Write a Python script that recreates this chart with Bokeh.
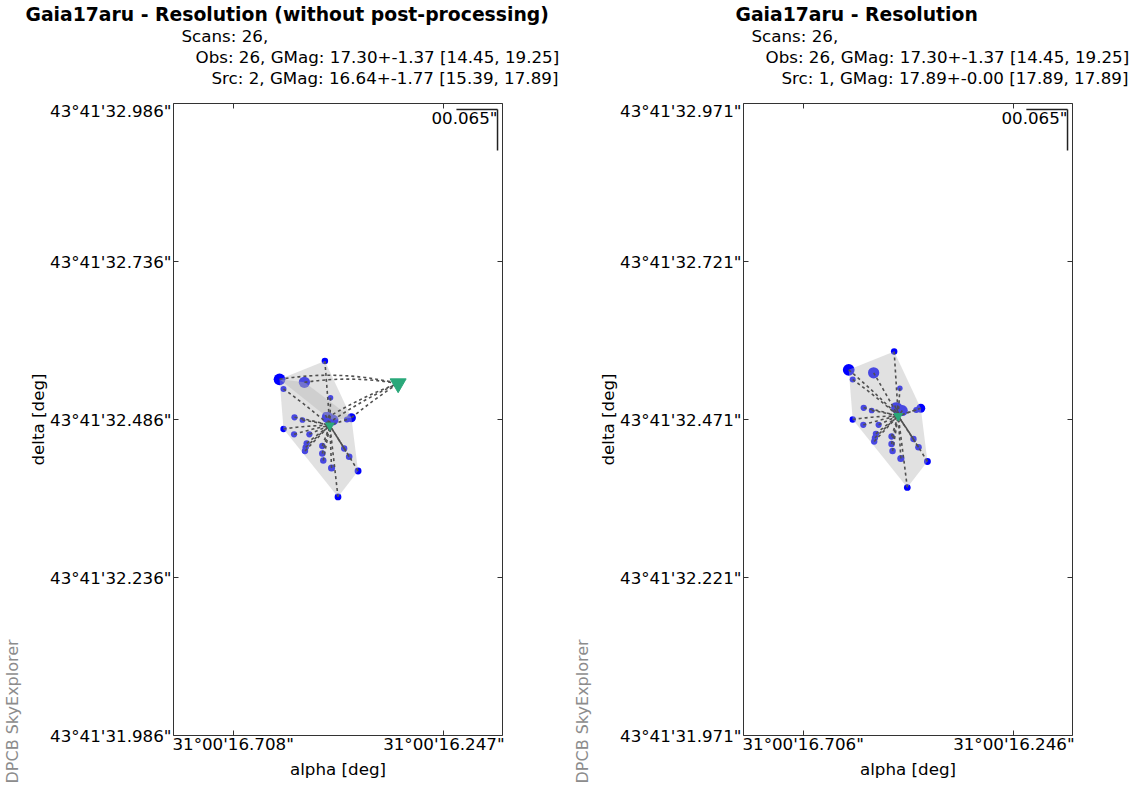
from math import cos, radians
from bokeh.plotting import figure
from bokeh.models import Range1d, FixedTicker, LinearAxis, Label, Title, CustomJSTickFormatter
from bokeh.layouts import row, column
from bokeh.core.properties import value
from bokeh.embed import file_html
from bokeh.resources import INLINE

# ---------------- data (arc-seconds of alpha / delta) ----------------
obs_alpha = [16.6065, 16.5978, 16.5521, 16.5073, 16.4949, 16.5014, 16.4895, 16.4492,
             16.4590, 16.5738, 16.5564, 16.5978, 16.5747, 16.5412, 16.5471, 16.5493,
             16.5508, 16.5130, 16.5130, 16.5108, 16.4927, 16.4651, 16.4542, 16.4347,
             16.4786, 16.5058]
obs_delta = [32.5496, 32.5343, 32.5449, 32.5786, 32.5205, 32.4892, 32.4852, 32.4888,
             32.4860, 32.4895, 32.4852, 32.4710, 32.4626, 32.4626, 32.4483, 32.4420,
             32.4362, 32.4441, 32.4322, 32.4211, 32.4093, 32.4401, 32.4271, 32.4045,
             32.3634, 32.4931]
obs_gmag = [14.45, 18.9, 14.8, 18.5, 19.25, 14.6, 15.1, 16.6,
            18.8, 18.7, 19.1, 18.6, 18.7, 18.7, 18.6, 18.6,
            18.6, 18.6, 18.5, 18.5, 18.0, 18.6, 18.4, 18.2,
            18.3, 18.9]
# source index each observation is linked to
obs_src_left = [1, 0, 1, 0, 0, 1, 1, 1, 0, 0, 0, 0, 0, 0, 0, 0, 0, 0, 0, 0, 0, 0, 0, 0, 0, 0]
obs_src_right = [0] * 26

src_alpha_left = [16.4964, 16.3470]
src_delta_left = [32.4765, 32.5430]
src_gmag_left = [17.89, 15.39]
src_alpha_right = [16.4984]
src_delta_right = [32.4765]
src_gmag_right = [17.89]

left_xticks = [16.708, 16.247]
left_yticks = [32.986, 32.736, 32.486, 32.236, 31.986]
right_xticks = [16.706, 16.246]
right_yticks = [32.971, 32.721, 32.471, 32.221, 31.971]
left_xrange = (16.8385, 16.1187)
left_yrange = (31.986, 32.986)
right_xrange = (16.8362, 16.1180)
right_yrange = (31.971, 32.971)

alpha_prefix = "31\u00b000'"
delta_prefix = "43\u00b041'"
dec_deg = 43.69
scale_arcsec = 0.065
scale_text = "00.065\""

left_title = "Gaia17aru - Resolution (without post-processing)"
right_title = "Gaia17aru - Resolution"
left_lines = ["Scans: 26,",
              "Obs: 26, GMag: 17.30+-1.37 [14.45, 19.25]",
              "Src: 2, GMag: 16.64+-1.77 [15.39, 17.89]"]
right_lines = ["Scans: 26,",
               "Obs: 26, GMag: 17.30+-1.37 [14.45, 19.25]",
               "Src: 1, GMag: 17.89+-0.00 [17.89, 17.89]"]
credit = "DPCB SkyExplorer"
x_label = "alpha [deg]"
y_label = "delta [deg]"

# ---------------- layout / style ----------------
FONT = "DejaVu Sans"
H = 786            # total height
TH = 100           # title strip height
CW = 25            # credit strip width
FRAME_W, FRAME_H = 331, 632
FRAME_L = 171      # frame left inside a panel
FRAME_T = 103      # frame top inside a panel
FS = "16.7px"
LINK_COLOR = "#505050"


def obs_size(g):
    return 5.5 + (19.25 - g) * 1.3


def src_size(g):
    return 8.5 + (17.89 - g) * 3.0


def convex_hull(xs, ys):
    pts = sorted(set(zip(xs, ys)))
    if len(pts) < 3:
        return [p[0] for p in pts], [p[1] for p in pts]

    def cross(o, a, b):
        return (a[0] - o[0]) * (b[1] - o[1]) - (a[1] - o[1]) * (b[0] - o[0])
    lower, upper = [], []
    for q in pts:
        while len(lower) >= 2 and cross(lower[-2], lower[-1], q) <= 0:
            lower.pop()
        lower.append(q)
    for q in reversed(pts):
        while len(upper) >= 2 and cross(upper[-2], upper[-1], q) <= 0:
            upper.pop()
        upper.append(q)
    h = lower[:-1] + upper[:-1]
    return [q[0] for q in h], [q[1] for q in h]


def blank_fig(w, h):
    f = figure(width=w, height=h, x_range=Range1d(0, w), y_range=Range1d(0, h),
               x_axis_type=None, y_axis_type=None, output_backend="svg",
               toolbar_location=None, min_border_left=0, min_border_right=0,
               min_border_top=0, min_border_bottom=0, outline_line_color=None,
               background_fill_color="white", border_fill_color="white")
    f.grid.visible = False
    return f


def panel(W, title, title_x, lines, xr, yr, xt, yt, sa, sd, sg, links, hull_sets):
    # ---- title strip (y measured upward from strip bottom) ----
    tf = blank_fig(W, TH)
    tf.text(x=[title_x], y=[TH - 14], text=[title], text_font=value(FONT),
            text_font_size=value("18.8px"), text_font_style="bold",
            text_align="left", text_baseline="alphabetic", text_color="black")
    tf.text(x=[181, 195, 211], y=[TH - 35, TH - 56, TH - 77], text=lines,
            text_font=value(FONT), text_font_size=value(FS),
            text_align="left", text_baseline="alphabetic", text_color="black")

    # ---- credit strip (vertical text at the bottom-left) ----
    CH = H - TH
    cf = blank_fig(CW, CH)
    cf.add_layout(Title(text=credit, align="left", offset=-48, standoff=0,
                        text_font=FONT, text_font_size="16px", text_font_style="normal",
                        text_color="#8c8c8c"), "left")

    # ---- main plot ----
    MW = W - CW
    p = figure(width=MW, height=CH, x_range=Range1d(*xr), y_range=Range1d(*yr),
               output_backend="svg", toolbar_location=None,
               min_border_left=FRAME_L - CW, min_border_right=MW - (FRAME_L - CW) - FRAME_W,
               min_border_top=FRAME_T - TH, min_border_bottom=CH - (FRAME_T - TH) - FRAME_H,
               background_fill_color="white", border_fill_color="white")
    p.grid.visible = False
    p.outline_line_color = "#333333"
    p.outline_line_width = 1

    code = "return prefix + tick.toFixed(3) + '\"';"
    p.xaxis.ticker = FixedTicker(ticks=xt)
    p.yaxis.ticker = FixedTicker(ticks=yt)
    p.xaxis.formatter = CustomJSTickFormatter(args=dict(prefix=alpha_prefix), code=code)
    p.yaxis.formatter = CustomJSTickFormatter(args=dict(prefix=delta_prefix), code=code)
    p.xaxis.axis_label = x_label
    for ax in (p.xaxis, p.yaxis):
        ax.axis_line_color = None
        ax.major_tick_in = 5
        ax.major_tick_out = 0
        ax.minor_tick_line_color = None
        ax.major_tick_line_color = "#333333"
        ax.major_label_text_font = FONT
        ax.major_label_text_font_size = FS
        ax.major_label_text_color = "black"
        ax.axis_label_text_font = FONT
        ax.axis_label_text_font_size = FS
        ax.axis_label_text_font_style = "normal"
        ax.axis_label_text_color = "black"
    p.xaxis.major_label_standoff = -2
    p.xaxis.axis_label_standoff = 2
    p.yaxis.major_label_standoff = 2
    # y label as a side title, just outside the tick labels
    p.add_layout(Title(text=y_label, align="center", standoff=0, text_font=FONT,
                       text_font_size=FS, text_font_style="normal", text_color="black"), "left")
    for loc, tk in (("above", xt), ("right", yt)):
        ax = LinearAxis(ticker=FixedTicker(ticks=tk), axis_line_color=None,
                        major_tick_in=5, major_tick_out=0, minor_tick_line_color=None,
                        major_tick_line_color="#333333", major_label_text_font_size="1px",
                        major_label_text_color=None, major_label_standoff=0)
        p.add_layout(ax, loc)

    # observations
    p.scatter(obs_alpha, obs_delta, size=[obs_size(g) for g in obs_gmag],
              fill_color="#0000ff", line_color=None)
    # convex hulls (on top of the points, translucent)
    for idx in hull_sets:
        hx, hy = convex_hull([obs_alpha[i] for i in idx], [obs_delta[i] for i in idx])
        p.patch(hx, hy, fill_color="#b4b4b4", fill_alpha=0.4, line_color=None)
    # links obs -> source (slightly bowed)
    x1 = [sa[k] for k in links]
    y1 = [sd[k] for k in links]
    cxs = [(a + b) / 2 for a, b in zip(obs_alpha, x1)]
    cys = [(a + b) / 2 + 0.28 * (c - d) ** 2 for a, b, c, d in zip(obs_delta, y1, obs_alpha, x1)]
    p.quadratic(x0=obs_alpha, y0=obs_delta, x1=x1, y1=y1, cx=cxs, cy=cys,
                line_color=LINK_COLOR, line_width=1.6, line_dash="3 3")
    # sources
    p.scatter(sa, sd, marker="inverted_triangle", size=[src_size(g) for g in sg],
              fill_color="#2aa87a", line_color="#2aa87a")

    # scale bar (top-right corner)
    xs, xe = xr
    ys, ye = yr
    cx = xe + (xs - xe) * (5.0 / FRAME_W)
    cy = ye - (ye - ys) * (6.0 / FRAME_H)
    hlen = scale_arcsec / cos(radians(dec_deg))
    p.line([cx + hlen, cx], [cy, cy], line_color="#222222", line_width=1.5)
    p.line([cx, cx], [cy, cy - scale_arcsec], line_color="#222222", line_width=1.5)
    p.add_layout(Label(x=FRAME_W - 7, y=FRAME_H - 4, x_units="screen", y_units="screen",
                       text=scale_text, text_font=FONT, text_font_size=FS,
                       text_align="right", text_baseline="top", text_color="black"))

    return column(tf, row(cf, p))


hull_left = [list(range(26)), [i for i in range(26) if obs_src_left[i] == 1]]
hull_right = [list(range(26))]

W1 = 570
W2 = 564
p1 = panel(W1, left_title, 25, left_lines, left_xrange, left_yrange, left_xticks, left_yticks,
           src_alpha_left, src_delta_left, src_gmag_left, obs_src_left, hull_left)
p2 = panel(W2, right_title, 165, right_lines, right_xrange, right_yrange, right_xticks, right_yticks,
           src_alpha_right, src_delta_right, src_gmag_right, obs_src_right, hull_right)

layout = row(p1, p2)
open("out.html", "w").write(file_html(layout, INLINE))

== == ==

### Task statement
In the data above, please extract the lines from the first one through the line with "from bokeh.resources import INLINE", exactly, and keep pictures out.

### Answer in full
Write a Python script that recreates this chart with Bokeh.
from math import cos, radians
from bokeh.plotting import figure
from bokeh.models import Range1d, FixedTicker, LinearAxis, Label, Title, CustomJSTickFormatter
from bokeh.layouts import row, column
from bokeh.core.properties import value
from bokeh.embed import file_html
from bokeh.resources import INLINE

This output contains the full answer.